The last few months have proven that it’s hard to be a conservative state official and go along with any part of the Affordable Care Act (ACA). Arizona Gov. Jan Brewer and Ohio Gov. John Kasich received a talking-to from their Republican brethren after agreeing to expand Medicaid under the law.

That might explain why, as the deadline for states to declare they will partner with the federal government to run the health insurance marketplaces created by the law arrives, some of those officials are avidly avoiding the “partnership” moniker -- but still fighting to play a role in their operation.

Feb. 15 is the last day for states to submit applications to participate in a state-federal partnership on the marketplaces, also known as exchanges. (For a broad overview of how the partnership model is supposed to work, check out Governing’s profile of Delaware). It remains to be seen exactly how many states will decide to go that route, probably a half dozen or so.

But a few states are consciously foregoing a partnership and defaulting to a federal-run marketplace -- but still saying they want to have a role in regulating the insurance plans sold on the exchanges.

That was supposed to be a main feature of the partnership model. States could take responsibility for two functions of the partnership exchange: maintaining customer service and overseeing the plan management, i.e. accepting and certifying insurance coverage to be sold. It was intended to be part of the appeal of a partnership, because insurance regulation has traditionally been the state’s role.

But maybe the harsh reactions to Republicans accepting the Medicaid expansion led some of those same officials to reconsider a “partnership.” After all, it’s always been politically toxic for conservatives to appear to embrace any part of so-called ‘Obamacare.’ But that doesn’t mean they want to give up their authority to regulate insurance either.

So, this week, Ohio Gov. Kasich and Virginia Gov.
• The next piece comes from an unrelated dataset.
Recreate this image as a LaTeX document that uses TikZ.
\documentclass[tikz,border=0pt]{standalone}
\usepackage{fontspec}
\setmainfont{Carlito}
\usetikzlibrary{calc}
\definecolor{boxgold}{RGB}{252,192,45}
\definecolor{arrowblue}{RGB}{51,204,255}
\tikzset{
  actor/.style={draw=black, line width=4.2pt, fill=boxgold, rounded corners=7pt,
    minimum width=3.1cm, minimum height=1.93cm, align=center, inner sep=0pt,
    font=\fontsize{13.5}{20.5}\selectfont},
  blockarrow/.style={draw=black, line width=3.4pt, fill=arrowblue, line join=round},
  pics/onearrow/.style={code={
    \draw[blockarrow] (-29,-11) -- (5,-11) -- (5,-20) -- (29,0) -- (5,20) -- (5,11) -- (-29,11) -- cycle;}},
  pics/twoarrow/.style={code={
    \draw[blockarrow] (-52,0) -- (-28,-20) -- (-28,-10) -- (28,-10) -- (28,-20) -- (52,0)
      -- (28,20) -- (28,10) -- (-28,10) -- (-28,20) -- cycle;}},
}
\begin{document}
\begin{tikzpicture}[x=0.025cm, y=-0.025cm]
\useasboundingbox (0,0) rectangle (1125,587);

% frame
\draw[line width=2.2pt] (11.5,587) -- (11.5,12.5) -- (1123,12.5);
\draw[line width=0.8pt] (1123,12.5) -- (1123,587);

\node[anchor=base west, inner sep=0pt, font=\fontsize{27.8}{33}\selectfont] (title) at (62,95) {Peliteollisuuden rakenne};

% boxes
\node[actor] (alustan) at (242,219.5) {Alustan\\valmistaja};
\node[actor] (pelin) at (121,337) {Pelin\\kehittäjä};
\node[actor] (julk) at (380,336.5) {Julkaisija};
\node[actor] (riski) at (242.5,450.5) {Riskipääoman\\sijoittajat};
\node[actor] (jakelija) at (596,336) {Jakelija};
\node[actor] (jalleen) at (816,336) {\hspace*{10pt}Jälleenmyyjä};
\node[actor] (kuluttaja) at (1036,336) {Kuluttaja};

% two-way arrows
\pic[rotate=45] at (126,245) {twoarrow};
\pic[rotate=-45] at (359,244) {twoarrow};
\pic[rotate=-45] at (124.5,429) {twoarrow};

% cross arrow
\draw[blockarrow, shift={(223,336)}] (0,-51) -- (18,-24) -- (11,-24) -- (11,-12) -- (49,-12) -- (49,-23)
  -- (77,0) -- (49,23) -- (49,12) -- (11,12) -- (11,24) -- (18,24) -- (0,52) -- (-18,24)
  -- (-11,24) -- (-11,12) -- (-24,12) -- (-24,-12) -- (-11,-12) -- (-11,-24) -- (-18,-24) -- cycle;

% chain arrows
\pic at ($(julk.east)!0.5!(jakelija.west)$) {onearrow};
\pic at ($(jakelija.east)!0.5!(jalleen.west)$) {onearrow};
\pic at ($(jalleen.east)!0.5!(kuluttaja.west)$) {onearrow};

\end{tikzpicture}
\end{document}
Bob McDonnell both told the feds: we’re not doing a partnership, but we want to keep our regulatory power.

It's an unexpected move by states, says Caroline Pearson, director of health reform at Avalere Health, a consulting firm. Regardless of what exchange model a state has, it will still review all plans sold in the state, including those on the exchange. But the concept of "plan management", which means officially certifying plans to be sold on the marketplaces, would seem to require a partnership model.
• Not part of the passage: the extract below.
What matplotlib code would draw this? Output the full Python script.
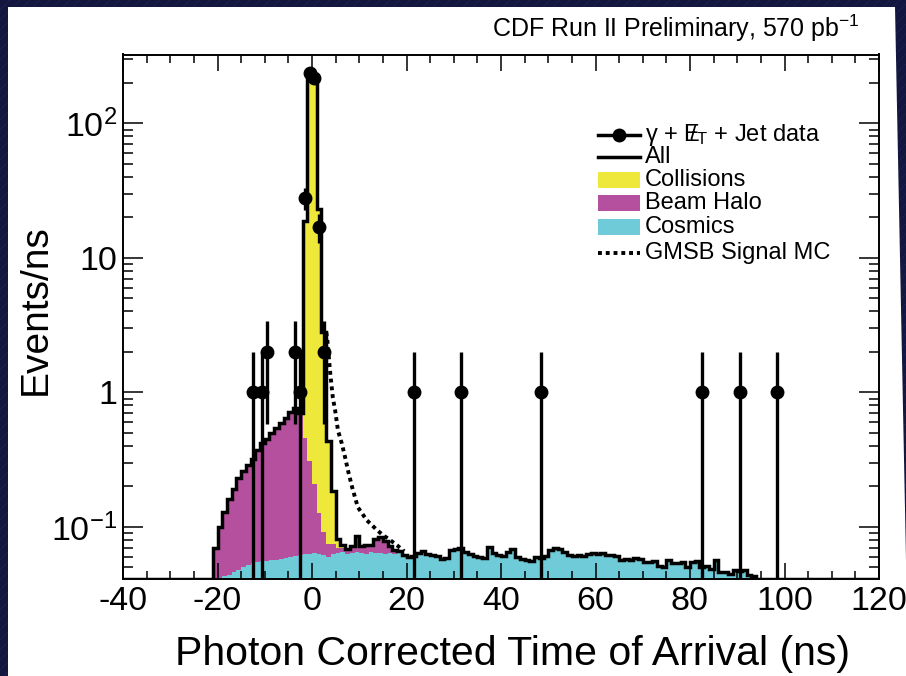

"I'm perplexed at the moment. I don't know where the line (between partnership and federal exchange) is anymore," Pearson says. "I'm certain HHS is going to do their best to accommodate states doing as much as what they want to do... but such a situation is not clearly laid out in the way these states are presenting it."

In other words, it’s unknown if the U.S. Department of Health and Human Services (HHS) will let the states have their way. In guidance on the various models of health exchanges, the department wrote that it would work with states, regardless of exchange model, “to ensure the best, most effective experience for the state and its residents.”

But the guidance doesn’t include any provisions for the state to oversee plan management in a federal-run exchange. It could also be messy for insurers: will they have to submit paperwork to both the states and HHS?

HHS officials declined to comment until next week. But Joel Ario, a former HHS official who now works as a consultant at Manatt Health Solutions, says the department has a lot of incentive to work with states on the issue. He also notes that HHS has several avenues -- whether rate review rules or new guidance on federal exchanges -- to accommodate the wishes of Ohio, Virginia and any other states.

"There are good reasons for HHS to do it. States have the experience and expertise in this area. They're tremendously valuable," Ario says. "And it's better to have the states be cooperative and working with the feds to make this succeed."

So those questions still need to be answered. But the posturing probably makes sense from the perspective of Kasich and McDonnell. They aren’t ‘partnering’ with the feds on the exchange, a political win for them, but they aren’t relinquishing state power either.

“Continuing this regulation at the state level, as Ohio has done for decades, will preserve the high quality oversight of the industry for which Ohio is known, and also help provide stability to our state’s insurance market at this time of considerable volatility,” Ohio Lt. Gov. Mary Taylor, who directs the state insurance department, wrote in a letter to HHS, according to the Associated Press.

Likewise, McDonnell wrote to HHS that Virginia “will choose to evaluate whether a plan or issuer meets particular certification standards and conduct other specified plan management activities as part of its long-standing regulatory role and in connection with market reform standards,” according to the AP.

His health secretary Bill Hazel seemed to acknowledge, however, that Virginia had a limited ability to ensure that HHS would honor the state’s authority under a federal exchange. “It can take our recommendation or ignore it,” he told the AP.

More than 20 million Americans are expected to purchase insurance on the exchanges in the next decade. Under the ACA, they’re supposed to open for enrollment on Oct. 1, 2013, to sell coverage that takes effect on Jan. 1, 2014.